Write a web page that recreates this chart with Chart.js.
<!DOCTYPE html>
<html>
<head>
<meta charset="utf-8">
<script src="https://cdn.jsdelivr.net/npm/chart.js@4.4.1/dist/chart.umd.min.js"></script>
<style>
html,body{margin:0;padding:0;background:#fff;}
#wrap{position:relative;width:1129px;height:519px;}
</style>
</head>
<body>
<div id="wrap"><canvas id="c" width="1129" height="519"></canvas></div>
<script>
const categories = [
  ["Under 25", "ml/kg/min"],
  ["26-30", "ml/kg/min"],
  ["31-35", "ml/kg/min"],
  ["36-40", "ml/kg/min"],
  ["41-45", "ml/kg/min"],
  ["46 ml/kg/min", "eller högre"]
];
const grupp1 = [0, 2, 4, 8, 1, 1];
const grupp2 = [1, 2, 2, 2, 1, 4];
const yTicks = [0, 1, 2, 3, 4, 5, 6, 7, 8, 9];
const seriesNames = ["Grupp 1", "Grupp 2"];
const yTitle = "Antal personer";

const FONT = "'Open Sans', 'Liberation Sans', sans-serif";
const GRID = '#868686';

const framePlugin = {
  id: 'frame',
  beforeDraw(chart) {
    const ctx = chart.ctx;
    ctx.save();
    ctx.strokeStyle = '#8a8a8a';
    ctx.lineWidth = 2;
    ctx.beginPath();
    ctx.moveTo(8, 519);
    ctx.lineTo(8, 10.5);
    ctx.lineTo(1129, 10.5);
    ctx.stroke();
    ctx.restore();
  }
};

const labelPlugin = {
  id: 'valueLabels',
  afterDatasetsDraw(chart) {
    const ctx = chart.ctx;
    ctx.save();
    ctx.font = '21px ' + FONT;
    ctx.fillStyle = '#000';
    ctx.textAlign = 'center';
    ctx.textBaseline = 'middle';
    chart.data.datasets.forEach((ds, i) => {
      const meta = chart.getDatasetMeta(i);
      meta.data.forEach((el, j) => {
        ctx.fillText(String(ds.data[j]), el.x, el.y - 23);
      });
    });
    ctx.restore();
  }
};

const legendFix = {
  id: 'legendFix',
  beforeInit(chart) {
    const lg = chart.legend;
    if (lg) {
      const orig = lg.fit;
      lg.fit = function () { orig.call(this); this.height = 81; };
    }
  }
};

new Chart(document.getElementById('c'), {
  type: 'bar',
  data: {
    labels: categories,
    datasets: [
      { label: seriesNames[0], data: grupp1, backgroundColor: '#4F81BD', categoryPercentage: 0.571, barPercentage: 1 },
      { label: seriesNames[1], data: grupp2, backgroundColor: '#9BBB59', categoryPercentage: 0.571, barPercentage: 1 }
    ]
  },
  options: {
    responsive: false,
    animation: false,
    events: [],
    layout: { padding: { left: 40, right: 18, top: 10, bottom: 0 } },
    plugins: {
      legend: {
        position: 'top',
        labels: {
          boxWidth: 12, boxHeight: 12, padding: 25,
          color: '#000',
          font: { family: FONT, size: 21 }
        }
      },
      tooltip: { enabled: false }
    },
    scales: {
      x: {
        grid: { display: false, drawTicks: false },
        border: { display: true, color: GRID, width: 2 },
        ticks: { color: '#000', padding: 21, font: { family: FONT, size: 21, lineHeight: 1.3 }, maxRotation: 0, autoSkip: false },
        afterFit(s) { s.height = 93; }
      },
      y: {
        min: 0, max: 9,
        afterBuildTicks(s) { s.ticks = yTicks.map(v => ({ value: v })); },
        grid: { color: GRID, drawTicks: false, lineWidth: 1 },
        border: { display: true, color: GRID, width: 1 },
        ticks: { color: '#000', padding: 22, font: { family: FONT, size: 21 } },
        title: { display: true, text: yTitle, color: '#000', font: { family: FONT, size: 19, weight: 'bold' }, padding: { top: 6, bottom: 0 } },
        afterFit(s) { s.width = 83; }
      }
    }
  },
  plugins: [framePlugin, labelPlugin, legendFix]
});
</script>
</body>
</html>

---

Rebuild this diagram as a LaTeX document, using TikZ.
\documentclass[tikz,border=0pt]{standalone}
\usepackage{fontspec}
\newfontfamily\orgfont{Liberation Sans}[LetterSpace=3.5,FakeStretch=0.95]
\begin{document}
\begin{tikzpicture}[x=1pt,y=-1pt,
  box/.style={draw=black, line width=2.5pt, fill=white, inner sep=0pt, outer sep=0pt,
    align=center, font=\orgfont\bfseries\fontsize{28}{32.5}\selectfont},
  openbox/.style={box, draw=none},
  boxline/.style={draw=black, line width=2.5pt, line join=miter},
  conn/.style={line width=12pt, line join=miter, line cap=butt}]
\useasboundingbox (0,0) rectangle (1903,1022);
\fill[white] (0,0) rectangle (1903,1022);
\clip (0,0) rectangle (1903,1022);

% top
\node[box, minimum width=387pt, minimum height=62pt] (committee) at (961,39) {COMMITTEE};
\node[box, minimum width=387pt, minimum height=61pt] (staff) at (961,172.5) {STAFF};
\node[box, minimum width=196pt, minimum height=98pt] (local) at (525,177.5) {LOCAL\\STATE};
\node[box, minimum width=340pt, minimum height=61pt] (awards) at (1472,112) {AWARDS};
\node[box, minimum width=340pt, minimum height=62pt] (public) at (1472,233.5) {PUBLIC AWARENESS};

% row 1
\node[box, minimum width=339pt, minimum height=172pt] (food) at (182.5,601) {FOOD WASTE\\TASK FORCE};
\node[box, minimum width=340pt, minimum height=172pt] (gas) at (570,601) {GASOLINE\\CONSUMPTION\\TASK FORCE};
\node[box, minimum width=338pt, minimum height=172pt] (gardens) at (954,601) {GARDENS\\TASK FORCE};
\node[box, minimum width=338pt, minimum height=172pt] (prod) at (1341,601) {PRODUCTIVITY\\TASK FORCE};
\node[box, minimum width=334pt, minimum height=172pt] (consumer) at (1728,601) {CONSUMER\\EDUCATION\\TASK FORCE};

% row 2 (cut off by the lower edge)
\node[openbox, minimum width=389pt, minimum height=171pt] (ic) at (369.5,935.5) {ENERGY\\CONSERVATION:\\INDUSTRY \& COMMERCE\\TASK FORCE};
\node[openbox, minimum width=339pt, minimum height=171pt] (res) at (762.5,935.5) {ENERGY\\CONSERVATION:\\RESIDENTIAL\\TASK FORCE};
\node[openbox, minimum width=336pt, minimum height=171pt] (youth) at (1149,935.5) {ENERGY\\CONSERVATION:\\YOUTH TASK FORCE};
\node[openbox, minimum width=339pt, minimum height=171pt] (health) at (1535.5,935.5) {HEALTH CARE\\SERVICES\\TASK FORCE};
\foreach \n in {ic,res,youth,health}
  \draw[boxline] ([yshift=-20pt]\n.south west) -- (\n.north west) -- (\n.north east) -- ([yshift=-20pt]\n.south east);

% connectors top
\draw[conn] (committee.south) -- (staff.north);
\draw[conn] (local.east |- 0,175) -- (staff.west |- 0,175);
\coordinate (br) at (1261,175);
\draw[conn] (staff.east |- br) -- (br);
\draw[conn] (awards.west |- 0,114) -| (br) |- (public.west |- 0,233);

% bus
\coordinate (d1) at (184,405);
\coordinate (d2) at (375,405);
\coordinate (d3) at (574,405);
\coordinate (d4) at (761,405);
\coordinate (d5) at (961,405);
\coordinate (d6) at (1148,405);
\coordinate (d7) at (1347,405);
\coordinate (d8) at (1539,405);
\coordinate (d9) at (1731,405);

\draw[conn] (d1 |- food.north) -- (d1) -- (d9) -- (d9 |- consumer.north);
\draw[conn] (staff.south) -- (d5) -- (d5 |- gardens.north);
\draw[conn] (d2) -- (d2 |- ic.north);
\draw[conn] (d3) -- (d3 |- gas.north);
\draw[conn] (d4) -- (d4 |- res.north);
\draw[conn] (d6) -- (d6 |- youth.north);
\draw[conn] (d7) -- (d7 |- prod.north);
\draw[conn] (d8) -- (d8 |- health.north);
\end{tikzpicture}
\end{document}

What you are asked to do -
Only lines with the string "this" belong in your answer; copy each one.

Correct response -
Write a web page that recreates this chart with Chart.js.
      lg.fit = function () { orig.call(this); this.height = 81; };
Rebuild this diagram as a LaTeX document, using TikZ.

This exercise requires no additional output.